-- Start of Supplied data --

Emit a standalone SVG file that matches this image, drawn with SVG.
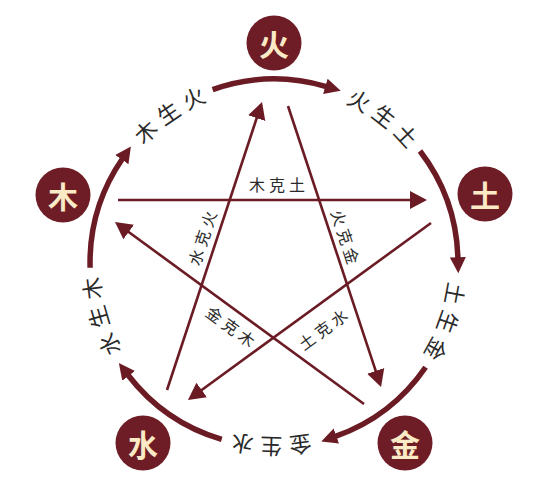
<svg xmlns="http://www.w3.org/2000/svg" xmlns:xlink="http://www.w3.org/1999/xlink" width="560" height="492" viewBox="0 0 560 492">
<style>
.arc{fill:none;stroke:#6b1b24;stroke-width:5.5;marker-end:url(#ah);}
.ln{fill:none;stroke:#6b1b24;stroke-width:2.6;marker-end:url(#sh);}
.nc{fill:#6e1c25;}
.nt{font-family:"Noto Sans CJK SC","Noto Sans CJK TC",sans-serif;font-weight:bold;font-size:30px;fill:#fbeac6;text-anchor:middle;dominant-baseline:central;}
.ol{font-family:"Noto Sans CJK SC","Noto Sans CJK TC",sans-serif;font-size:22px;fill:#2a2a2a;letter-spacing:6px;}
.sl{font-family:"Noto Sans CJK SC","Noto Sans CJK TC",sans-serif;font-size:16px;fill:#2a2a2a;letter-spacing:4px;text-anchor:middle;dominant-baseline:central;}
</style>
<defs>
<marker id="ah" markerUnits="userSpaceOnUse" viewBox="0 -10 20 20" markerWidth="20" markerHeight="20" refX="1" refY="0" orient="auto">
<path d="M0,-8 L16,0 L0,8 Z" fill="#6b1b24"/>
</marker>
<marker id="sh" markerUnits="userSpaceOnUse" viewBox="0 -10 20 20" markerWidth="20" markerHeight="20" refX="14" refY="0" orient="auto">
<path d="M0,-9 L17,0 L0,9 Z" fill="#6b1b24"/>
</marker>
<path id="tp" d="M99,263 A175,175 0 1 1 449,263 A175,175 0 1 1 99,263"/>
</defs>
<rect width="560" height="492" fill="#ffffff"/>
<g id="connectors">
<path class="arc" d="M212.6,89.6 A184,184 0 0 1 326.3,86.6"/>
<path class="arc" d="M420.0,151.0 A184,184 0 0 1 457.9,258.2"/>
<path class="arc" d="M425.6,367.2 A184,184 0 0 1 335.4,436.4"/>
<path class="arc" d="M221.7,439.4 A184,184 0 0 1 128.0,375.0"/>
<path class="arc" d="M90.1,267.8 A184,184 0 0 1 122.4,158.8"/>
<path class="ln" d="M118,200 L424,200"/>
<path class="ln" d="M288,106 L380.1,384.2"/>
<path class="ln" d="M431,223 L190.4,398.2"/>
<path class="ln" d="M364,404 L117.4,223.8"/>
<path class="ln" d="M167,390 L261.1,104.8"/>
</g>
<g id="outer-labels">
<text class="ol"><textPath xlink:href="#tp" href="#tp" startOffset="15.5%" text-anchor="middle">木生火</textPath></text>
<text class="ol"><textPath xlink:href="#tp" href="#tp" startOffset="35.5%" text-anchor="middle">火生土</textPath></text>
<text class="ol"><textPath xlink:href="#tp" href="#tp" startOffset="55.5%" text-anchor="middle">土生金</textPath></text>
<text class="ol"><textPath xlink:href="#tp" href="#tp" startOffset="75.5%" text-anchor="middle">金生水</textPath></text>
<text class="ol"><textPath xlink:href="#tp" href="#tp" startOffset="95.5%" text-anchor="middle">水生木</textPath></text>
</g>
<g id="star-labels">
<text class="sl" x="279" y="184">木克土</text>
<text class="sl" transform="translate(201.7,238) rotate(-71.7)" x="2" y="0">水克火</text>
<text class="sl" transform="translate(346,236.7) rotate(71.7)" x="2" y="0">火克金</text>
<text class="sl" transform="translate(231,326) rotate(36.2)" x="2" y="0">金克木</text>
<text class="sl" transform="translate(322.5,329) rotate(-36)" x="2" y="0">土克水</text>
</g>
<g id="node-huo"><circle class="nc" cx="274" cy="43" r="27.5"/><text class="nt" x="274" y="43">火</text></g>
<g id="node-tu"><circle class="nc" cx="485" cy="194" r="27.5"/><text class="nt" x="485" y="194">土</text></g>
<g id="node-jin"><circle class="nc" cx="405" cy="443" r="27.5"/><text class="nt" x="405" y="443">金</text></g>
<g id="node-shui"><circle class="nc" cx="143" cy="443" r="27.5"/><text class="nt" x="143" y="443">水</text></g>
<g id="node-mu"><circle class="nc" cx="63" cy="195" r="27.5"/><text class="nt" x="63" y="195">木</text></g>
</svg>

-- End of Supplied data --

-- Given request --
Without the pictures, retype the whole of the material above exactly.

-- Solution --
Emit a standalone SVG file that matches this image, drawn with SVG.
<svg xmlns="http://www.w3.org/2000/svg" xmlns:xlink="http://www.w3.org/1999/xlink" width="560" height="492" viewBox="0 0 560 492">
<style>
.arc{fill:none;stroke:#6b1b24;stroke-width:5.5;marker-end:url(#ah);}
.ln{fill:none;stroke:#6b1b24;stroke-width:2.6;marker-end:url(#sh);}
.nc{fill:#6e1c25;}
.nt{font-family:"Noto Sans CJK SC","Noto Sans CJK TC",sans-serif;font-weight:bold;font-size:30px;fill:#fbeac6;text-anchor:middle;dominant-baseline:central;}
.ol{font-family:"Noto Sans CJK SC","Noto Sans CJK TC",sans-serif;font-size:22px;fill:#2a2a2a;letter-spacing:6px;}
.sl{font-family:"Noto Sans CJK SC","Noto Sans CJK TC",sans-serif;font-size:16px;fill:#2a2a2a;letter-spacing:4px;text-anchor:middle;dominant-baseline:central;}
</style>
<defs>
<marker id="ah" markerUnits="userSpaceOnUse" viewBox="0 -10 20 20" markerWidth="20" markerHeight="20" refX="1" refY="0" orient="auto">
<path d="M0,-8 L16,0 L0,8 Z" fill="#6b1b24"/>
</marker>
<marker id="sh" markerUnits="userSpaceOnUse" viewBox="0 -10 20 20" markerWidth="20" markerHeight="20" refX="14" refY="0" orient="auto">
<path d="M0,-9 L17,0 L0,9 Z" fill="#6b1b24"/>
</marker>
<path id="tp" d="M99,263 A175,175 0 1 1 449,263 A175,175 0 1 1 99,263"/>
</defs>
<rect width="560" height="492" fill="#ffffff"/>
<g id="connectors">
<path class="arc" d="M212.6,89.6 A184,184 0 0 1 326.3,86.6"/>
<path class="arc" d="M420.0,151.0 A184,184 0 0 1 457.9,258.2"/>
<path class="arc" d="M425.6,367.2 A184,184 0 0 1 335.4,436.4"/>
<path class="arc" d="M221.7,439.4 A184,184 0 0 1 128.0,375.0"/>
<path class="arc" d="M90.1,267.8 A184,184 0 0 1 122.4,158.8"/>
<path class="ln" d="M118,200 L424,200"/>
<path class="ln" d="M288,106 L380.1,384.2"/>
<path class="ln" d="M431,223 L190.4,398.2"/>
<path class="ln" d="M364,404 L117.4,223.8"/>
<path class="ln" d="M167,390 L261.1,104.8"/>
</g>
<g id="outer-labels">
<text class="ol"><textPath xlink:href="#tp" href="#tp" startOffset="15.5%" text-anchor="middle">木生火</textPath></text>
<text class="ol"><textPath xlink:href="#tp" href="#tp" startOffset="35.5%" text-anchor="middle">火生土</textPath></text>
<text class="ol"><textPath xlink:href="#tp" href="#tp" startOffset="55.5%" text-anchor="middle">土生金</textPath></text>
<text class="ol"><textPath xlink:href="#tp" href="#tp" startOffset="75.5%" text-anchor="middle">金生水</textPath></text>
<text class="ol"><textPath xlink:href="#tp" href="#tp" startOffset="95.5%" text-anchor="middle">水生木</textPath></text>
</g>
<g id="star-labels">
<text class="sl" x="279" y="184">木克土</text>
<text class="sl" transform="translate(201.7,238) rotate(-71.7)" x="2" y="0">水克火</text>
<text class="sl" transform="translate(346,236.7) rotate(71.7)" x="2" y="0">火克金</text>
<text class="sl" transform="translate(231,326) rotate(36.2)" x="2" y="0">金克木</text>
<text class="sl" transform="translate(322.5,329) rotate(-36)" x="2" y="0">土克水</text>
</g>
<g id="node-huo"><circle class="nc" cx="274" cy="43" r="27.5"/><text class="nt" x="274" y="43">火</text></g>
<g id="node-tu"><circle class="nc" cx="485" cy="194" r="27.5"/><text class="nt" x="485" y="194">土</text></g>
<g id="node-jin"><circle class="nc" cx="405" cy="443" r="27.5"/><text class="nt" x="405" y="443">金</text></g>
<g id="node-shui"><circle class="nc" cx="143" cy="443" r="27.5"/><text class="nt" x="143" y="443">水</text></g>
<g id="node-mu"><circle class="nc" cx="63" cy="195" r="27.5"/><text class="nt" x="63" y="195">木</text></g>
</svg>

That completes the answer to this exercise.